In the past week, the market has reacted strongly to the high number of Corona virus infections due to China adjusting the calculation. Although the number increased significantly, these were previously suspected cases that could not be verified due to the lack of testing equipment. When WHO arrived, the Chinese side was able to verify these cases. Now, when most of the suspected cases have been verified, China started pumping money into the economy to stimulate and try to get things back to normal. US stock indexes created new highs this week and it seems that US investors are not worried about coronavirus infection.
Meanwhile, the Euro has had a week of pressure due to the bleak basic information, trade stagnation due to coronavirus. The EURUSD currency pair has dropped more than 2% in the past 2 weeks. It is worrying for Euro speculators that economic data could get worse this week. The temporary GDP index of the fourth quarter of Germany and the Eurozone is likely to miss the weak growth of 0.1%. There are also Euro zone industrial production data that could be worse by -1.5% in November.
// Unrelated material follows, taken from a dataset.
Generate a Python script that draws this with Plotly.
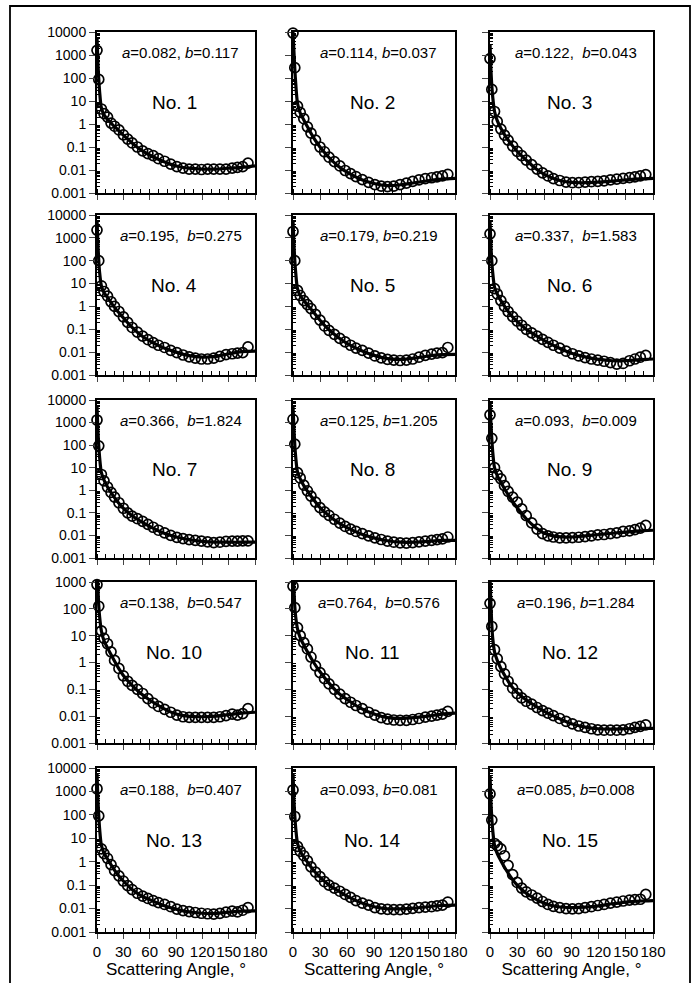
import plotly.graph_objects as go

# ---------------- data ----------------
DATA_ANGLES = [0, 2, 5, 8, 12, 16, 20, 25, 30, 35, 40, 46, 52, 58, 64, 70, 77, 84, 91, 98,
               105, 112, 119, 126, 133, 140, 147, 154, 160, 166, 172]
FIT_ANGLES = [0, 1, 2, 3, 5, 8, 12, 17, 23, 30, 40, 50, 60, 75, 90, 105, 120, 135, 150, 165, 180]

PANEL_NAMES = ["No. 1", "No. 2", "No. 3", "No. 4", "No. 5", "No. 6", "No. 7", "No. 8",
               "No. 9", "No. 10", "No. 11", "No. 12", "No. 13", "No. 14", "No. 15"]
A_VALUES = ["0.082", "0.114", "0.122", "0.195", "0.179", "0.337", "0.366", "0.125",
            "0.093", "0.138", "0.764", "0.196", "0.188", "0.093", "0.085"]
B_VALUES = ["0.117", "0.037", "0.043", "0.275", "0.219", "1.583", "1.824", "1.205",
            "0.009", "0.547", "0.576", "1.284", "0.407", "0.081", "0.008"]
SEPARATORS = [", ", ", ", ",  ", ",  ", ", ", ",  ", ",  ", ", ",
              ",  ", ",  ", ",  ", ", ", ",  ", ", ", ", "]

obs1 = [1600, 87, 4.5, 2.8, 2.0, 1.1, 0.8, 0.55, 0.34, 0.22, 0.15, 0.1, 0.068, 0.052, 0.042, 0.031,
        0.024, 0.018, 0.014, 0.012, 0.011, 0.011, 0.0105, 0.011, 0.011, 0.011, 0.011, 0.012, 0.013, 0.014, 0.02]
fit1 = [6000, 500, 90, 25, 5, 2.5, 1.6, 1.0, 0.6, 0.33, 0.15, 0.075, 0.045, 0.024, 0.015, 0.012,
        0.011, 0.011, 0.012, 0.013, 0.015]

obs2 = [9000, 280, 6, 3.2, 1.7, 0.75, 0.4, 0.2, 0.1, 0.062, 0.036, 0.023, 0.015, 0.0095, 0.007, 0.0052,
        0.0038, 0.0029, 0.0023, 0.002, 0.0019, 0.002, 0.0023, 0.0027, 0.0032, 0.0037, 0.0042, 0.0046, 0.005, 0.0055, 0.0065]
fit2 = [10000, 1500, 250, 60, 8, 3, 1.5, 0.65, 0.25, 0.1, 0.035, 0.015, 0.008, 0.004, 0.0026, 0.0021,
        0.0023, 0.0028, 0.0034, 0.004, 0.0043]

obs3 = [700, 32, 3.5, 1.3, 0.6, 0.33, 0.2, 0.11, 0.065, 0.042, 0.027, 0.017, 0.011, 0.0075, 0.0055, 0.0042,
        0.0035, 0.003, 0.0028, 0.0028, 0.003, 0.0031, 0.0032, 0.0034, 0.0037, 0.004, 0.0043, 0.0047, 0.005, 0.0055, 0.0063]
fit3 = [3000, 250, 45, 15, 3.5, 1.4, 0.65, 0.3, 0.14, 0.065, 0.027, 0.012, 0.0065, 0.0037, 0.0029, 0.0028,
        0.003, 0.0033, 0.0037, 0.0041, 0.0043]

obs4 = [2200, 100, 8, 4.5, 2.8, 1.6, 1.0, 0.6, 0.35, 0.2, 0.12, 0.075, 0.05, 0.035, 0.026, 0.02,
        0.016, 0.012, 0.0095, 0.0075, 0.0062, 0.0055, 0.005, 0.005, 0.0055, 0.0065, 0.0078, 0.0085, 0.009, 0.0095, 0.017]
fit4 = [6000, 600, 100, 30, 8, 4, 2.5, 1.3, 0.65, 0.32, 0.12, 0.055, 0.031, 0.016, 0.01, 0.007,
        0.006, 0.0065, 0.0085, 0.0105, 0.011]

obs5 = [1900, 100, 5, 3, 1.8, 1.2, 0.8, 0.45, 0.25, 0.14, 0.09, 0.06, 0.04, 0.028, 0.02, 0.015,
        0.012, 0.009, 0.0068, 0.0056, 0.0048, 0.0045, 0.0043, 0.0045, 0.005, 0.006, 0.0072, 0.0082, 0.009, 0.0095, 0.016]
fit5 = [6000, 600, 100, 30, 6, 3, 1.8, 1.05, 0.55, 0.25, 0.095, 0.045, 0.024, 0.012, 0.0072, 0.0052,
        0.0048, 0.0055, 0.0068, 0.0078, 0.008]

obs6 = [1500, 100, 6, 3.5, 1.8, 1.0, 0.6, 0.36, 0.23, 0.15, 0.1, 0.07, 0.05, 0.036, 0.027, 0.02,
        0.015, 0.011, 0.0085, 0.0068, 0.0058, 0.005, 0.0045, 0.004, 0.0035, 0.003, 0.0032, 0.0042, 0.005, 0.006, 0.0072]
fit6 = [5000, 500, 90, 30, 7, 3.5, 1.8, 0.9, 0.42, 0.22, 0.1, 0.055, 0.032, 0.016, 0.009, 0.0062,
        0.0048, 0.0042, 0.0042, 0.0047, 0.005]

obs7 = [1300, 93, 5, 2.6, 1.4, 0.8, 0.5, 0.28, 0.16, 0.1, 0.072, 0.055, 0.042, 0.031, 0.023, 0.017,
        0.013, 0.01, 0.0082, 0.0072, 0.0065, 0.006, 0.0056, 0.0052, 0.0048, 0.005, 0.0055, 0.0056, 0.0056, 0.0057, 0.0057]
fit7 = [5000, 500, 90, 28, 6, 2.8, 1.4, 0.7, 0.33, 0.16, 0.075, 0.042, 0.025, 0.013, 0.0085, 0.0065,
        0.0055, 0.0051, 0.005, 0.005, 0.005]

obs8 = [1400, 110, 6, 3.5, 1.7, 0.95, 0.55, 0.3, 0.17, 0.11, 0.078, 0.052, 0.035, 0.025, 0.019, 0.015,
        0.012, 0.0095, 0.0078, 0.0066, 0.0056, 0.005, 0.0047, 0.0046, 0.0048, 0.0052, 0.0056, 0.006, 0.0065, 0.007, 0.0085]
fit8 = [5000, 600, 100, 30, 6.5, 3.2, 1.6, 0.82, 0.38, 0.17, 0.075, 0.038, 0.022, 0.012, 0.0078, 0.0058,
        0.005, 0.005, 0.0055, 0.006, 0.006]

obs9 = [2200, 200, 10, 5, 3.2, 1.6, 0.9, 0.5, 0.3, 0.15, 0.075, 0.036, 0.019, 0.012, 0.0095, 0.0085,
        0.0078, 0.0078, 0.008, 0.0083, 0.0088, 0.0095, 0.0105, 0.011, 0.012, 0.013, 0.015, 0.016, 0.018, 0.021, 0.028]
fit9 = [8000, 1000, 180, 50, 10, 4.5, 2.3, 1.0, 0.42, 0.17, 0.055, 0.023, 0.0125, 0.0088, 0.0085, 0.0095,
        0.011, 0.0125, 0.014, 0.016, 0.017]

obs10 = [800, 125, 15, 8, 5, 2.5, 1.2, 0.6, 0.32, 0.2, 0.14, 0.1, 0.07, 0.045, 0.031, 0.023,
         0.018, 0.014, 0.011, 0.0095, 0.009, 0.009, 0.009, 0.009, 0.009, 0.0095, 0.0105, 0.012, 0.011, 0.0125, 0.019]
fit10 = [5000, 700, 130, 50, 15, 6.5, 3.5, 1.7, 0.75, 0.33, 0.14, 0.07, 0.04, 0.02, 0.012, 0.0098,
         0.0095, 0.01, 0.0115, 0.013, 0.014]

obs11 = [700, 110, 20, 10, 5.5, 3.2, 1.6, 0.75, 0.42, 0.25, 0.16, 0.1, 0.066, 0.045, 0.033, 0.025,
         0.019, 0.014, 0.011, 0.0088, 0.0078, 0.0072, 0.007, 0.007, 0.0075, 0.0082, 0.0092, 0.01, 0.011, 0.012, 0.015]
fit11 = [3000, 600, 120, 50, 18, 8.5, 4.5, 2.2, 1.0, 0.45, 0.17, 0.075, 0.042, 0.02, 0.012, 0.0088,
         0.0082, 0.0088, 0.01, 0.012, 0.013]

obs12 = [160, 22, 3, 1.4, 0.7, 0.38, 0.2, 0.11, 0.07, 0.048, 0.036, 0.028, 0.021, 0.016, 0.013, 0.0105,
         0.0082, 0.0064, 0.0052, 0.0043, 0.0038, 0.0034, 0.0031, 0.003, 0.003, 0.003, 0.0031, 0.0034, 0.0038, 0.0042, 0.0047]
fit12 = [1500, 150, 25, 8, 2.5, 1.2, 0.6, 0.3, 0.14, 0.075, 0.04, 0.024, 0.015, 0.0085, 0.0052, 0.0039,
         0.0034, 0.0033, 0.0034, 0.0035, 0.0035]

obs13 = [1300, 90, 3.5, 2.2, 1.4, 0.75, 0.42, 0.25, 0.15, 0.095, 0.065, 0.045, 0.034, 0.027, 0.022, 0.018,
         0.015, 0.012, 0.0095, 0.0082, 0.0074, 0.0068, 0.0063, 0.006, 0.0058, 0.0062, 0.007, 0.0078, 0.0072, 0.0085, 0.011]
fit13 = [6000, 500, 90, 25, 5, 2.3, 1.3, 0.65, 0.3, 0.15, 0.065, 0.036, 0.024, 0.014, 0.0095, 0.0072,
         0.0063, 0.0062, 0.007, 0.0078, 0.008]

obs14 = [1150, 85, 4.5, 2.8, 1.8, 1.1, 0.6, 0.36, 0.23, 0.14, 0.1, 0.075, 0.055, 0.04, 0.03, 0.022,
         0.017, 0.014, 0.011, 0.0098, 0.0093, 0.009, 0.009, 0.0095, 0.0102, 0.011, 0.0115, 0.012, 0.013, 0.014, 0.019]
fit14 = [6000, 500, 90, 28, 6, 2.8, 1.6, 0.85, 0.42, 0.22, 0.1, 0.058, 0.034, 0.018, 0.012, 0.0098,
         0.0098, 0.0105, 0.012, 0.0135, 0.014]

obs15 = [780, 60, 6, 4.8, 3.5, 1.8, 0.7, 0.28, 0.13, 0.075, 0.052, 0.038, 0.028, 0.02, 0.015, 0.0125,
         0.011, 0.01, 0.0098, 0.01, 0.011, 0.012, 0.0135, 0.015, 0.017, 0.019, 0.021, 0.023, 0.024, 0.025, 0.04]
fit15 = [5000, 400, 70, 22, 5, 2.2, 1.1, 0.5, 0.22, 0.1, 0.045, 0.026, 0.017, 0.012, 0.011, 0.0115,
         0.013, 0.016, 0.019, 0.021, 0.022]

OBS = [obs1, obs2, obs3, obs4, obs5, obs6, obs7, obs8, obs9, obs10, obs11, obs12, obs13, obs14, obs15]
FITS = [fit1, fit2, fit3, fit4, fit5, fit6, fit7, fit8, fit9, fit10, fit11, fit12, fit13, fit14, fit15]

X_TICKS = [0, 30, 60, 90, 120, 150, 180]
Y_TICKS = [0.001, 0.01, 0.1, 1, 10, 100, 1000, 10000]
Y_TICK_TEXT = ["0.001", "0.01", "0.1", "1", "10", "100", "1000", "10000"]
X_TITLE = "Scattering Angle, °"

# ---------------- layout geometry (pixels) ----------------
W, H = 693, 983
COL_X = [(97, 255), (293, 455), (490, 653)]
ROW_Y = [(32, 193), (215, 375), (400, 558), (582, 743), (768, 932)]
ROW_RANGES = [(-3, 4), (-3, 4), (-3, 4), (-3, 3), (-3, 4)]

FONT = "Liberation Sans, Arial, Helvetica, sans-serif"

minor_vals = [m * 10 ** e for e in range(-3, 4) for m in range(2, 10)]

fig = go.Figure()
layout = {}
annotations = []

for i in range(15):
    r, c = divmod(i, 3)
    k = "" if i == 0 else str(i + 1)
    xa, ya = "x" + k, "y" + k
    x0, x1 = COL_X[c]
    yt, yb = ROW_Y[r]

    fig.add_trace(go.Scatter(
        x=FIT_ANGLES, y=FITS[i], mode="lines", xaxis=xa, yaxis=ya,
        line=dict(color="black", width=3.2, shape="spline", smoothing=0.8),
        showlegend=False, hoverinfo="skip"))
    fig.add_trace(go.Scatter(
        x=DATA_ANGLES, y=OBS[i], mode="markers", xaxis=xa, yaxis=ya,
        marker=dict(symbol="circle-open", size=10, color="black", line=dict(width=1.7, color="black")),
        cliponaxis=False, showlegend=False))

    bottom = (r == 4)
    layout["xaxis" + k] = dict(
        domain=[x0 / W, x1 / W], anchor=ya, range=[0, 180], automargin=False,
        tickmode="array", tickvals=X_TICKS, ticks="outside", ticklen=5, tickwidth=1.3,
        tickangle=0,
        minor=dict(ticks="inside", ticklen=4, dtick=10, tick0=0, tickwidth=1.1, tickcolor="black"),
        showticklabels=bottom, tickfont=dict(family=FONT, size=15, color="black"),
        showline=True, linecolor="black", linewidth=1.5, mirror=True,
        showgrid=False, zeroline=False,
        title=dict(text=X_TITLE, font=dict(family=FONT, size=17, color="black"), standoff=4) if bottom else None,
    )
    lo, hi = ROW_RANGES[r]
    tv = [v for v in Y_TICKS if 10 ** lo <= v <= 10 ** hi]
    tt = [Y_TICK_TEXT[j] for j, v in enumerate(Y_TICKS) if 10 ** lo <= v <= 10 ** hi]
    layout["yaxis" + k] = dict(
        domain=[1 - yb / H, 1 - yt / H], anchor=xa, type="log", range=[lo, hi], automargin=False,
        tickmode="array", tickvals=tv, ticktext=tt, ticks="outside", ticklen=6, tickwidth=1.3,
        minor=dict(ticks="inside", ticklen=3, tickmode="array",
                   tickvals=[v for v in minor_vals if 10 ** lo < v < 10 ** hi],
                   tickwidth=1, tickcolor="black"),
        showticklabels=(c == 0), tickfont=dict(family=FONT, size=14, color="black"),
        showline=True, linecolor="black", linewidth=2, mirror=True,
        showgrid=False, zeroline=False,
    )
    annotations.append(dict(
        xref=xa + " domain", yref=ya + " domain", x=0.53, y=0.87,
        text="<i>a</i>=" + A_VALUES[i] + SEPARATORS[i] + "<i>b</i>=" + B_VALUES[i],
        showarrow=False, font=dict(family=FONT, size=15, color="black"), xanchor="center", yanchor="middle"))
    annotations.append(dict(
        xref=xa + " domain", yref=ya + " domain", x=0.49, y=0.56,
        text=PANEL_NAMES[i], showarrow=False,
        font=dict(family=FONT, size=19, color="black"), xanchor="center", yanchor="middle"))

layout["annotations"] = annotations
layout["shapes"] = [dict(type="rect", xref="paper", yref="paper",
                         x0=10 / W, x1=690 / W, y0=-0.05, y1=1 - 6 / H,
                         line=dict(color="black", width=1.8), fillcolor="rgba(0,0,0,0)")]
fig.update_layout(**layout)
fig.update_layout(template="none", width=W, height=H, margin=dict(l=0, r=0, t=0, b=0, pad=0),
                  paper_bgcolor="white", plot_bgcolor="white",
                  font=dict(family=FONT, color="black"))

fig.write_html("out.html", config={"displayModeBar": False},
               post_script="document.body.style.margin='0';document.body.style.overflow='hidden';")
On the Daily and Weekly charts, the EURUSD pair broke all important support levels, showing strong downward momentum, towards the next week's Demand zone at 1.0616. Before breaking out of the 1.0899 resistance area, EURUSD has accumulated to create a slight bullish day and form the Supply zone right here. So this week we can wait to sell at the confluence with Suppy 1.0899. If the Supply breaks, EURUSD could continue to move to the 1.099 zone. The trend of this pair remains in a strong downtrend with the trendline falling from 1.1238 to 1.1095. Once this trendline is broken, the upward momentum will be considered.
Stop loss 1.0930
Take profit 1,075
Recommendation: This is just a Trading Idea. For more accurate analysis, you should incorporate other indicators that you have mastered. In particular, always focus on capital management methods to prevent any possible market situation.